1. Field of the Invention
The present invention is directed generally to optical fiber for telecommunications and more specifically to an optical fiber capable of dual mode operation at wavelengths below about 1260 nm and single mode operation at wavelengths above about 1260 nm.
2. Technical Background
Multimode fiber suitable for operation at 850 nm has typically been chosen for wiring homes and small businesses because the various system components (e.g. lasers, receivers) used in conjunction with this fiber are inexpensive. However, conventional 850 nm multimode fiber has undesirably low bandwidth and can support only a relatively low bit rate. Furthermore, conventional 850 nm multimode fiber is incompatible with higher bit rate components, such as 1300 nm single mode lasers and receivers. Thus, both components and fiber typically must be replaced to upgrade to a higher bit rate system.
Known experimental fibers capable of both multimode operation at 850 nm and single mode operation at 1300 nm have been reported in the literature, however, those fibers had step index profiles and tended to have very low bandwidth at 850 nm.
U.S. Patent Publication No. 2003/0161597 (“'597 Publication”) discloses an optical fiber capable of multimode operation at 850 nm and single mode operation at 1300 nm. The embodiments disclosed in Table I the '597 Publication have bandwidths of 0.6 to 1.5 GHz.km and would only be capable of transmitting 10 Gb/s signals along distances of 60 to 150 m, lower than needed in most local area networks.
U.S. Patent Publication No. 2004/0033039 (“'039 Publication”) discloses an optical fiber with modest bandwidths at 850 nm.
Intermodal noise is a problem typically associated with multimode fibers. Intermodal noise is related to a variation of the optical intensity at a given optical fiber output location due to optical interference between modes of different phase.
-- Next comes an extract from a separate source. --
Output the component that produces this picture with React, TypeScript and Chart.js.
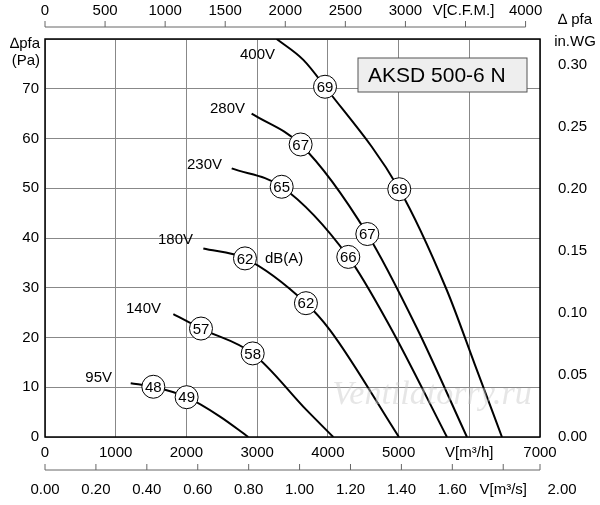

Many factors may act singly or in combination to produce phase changes that can cause intermodal noise. Some factors include: changes in temperature; mechanical distortions (including movement or vibration); and, changes in optical source wavelength.
Intermodal noise is a common problem in multimode fibers when used with highly coherent light sources, e.g., lasers, because the relative coherence of the modes allows the modes to affect the intensity of the light by interfering with each other. Less coherent sources, such as LED's, have a short coherence length and therefore are only subject to intermodal noise in very short lengths of fiber. However, LED sources are polychromatic and cause significant pulse broadening in the fiber, and pulse broadening reduces bandwidth. Therefore, it would be advantageous to have a fiber designed for operation with coherent light sources which does not suffer from intermodal noise.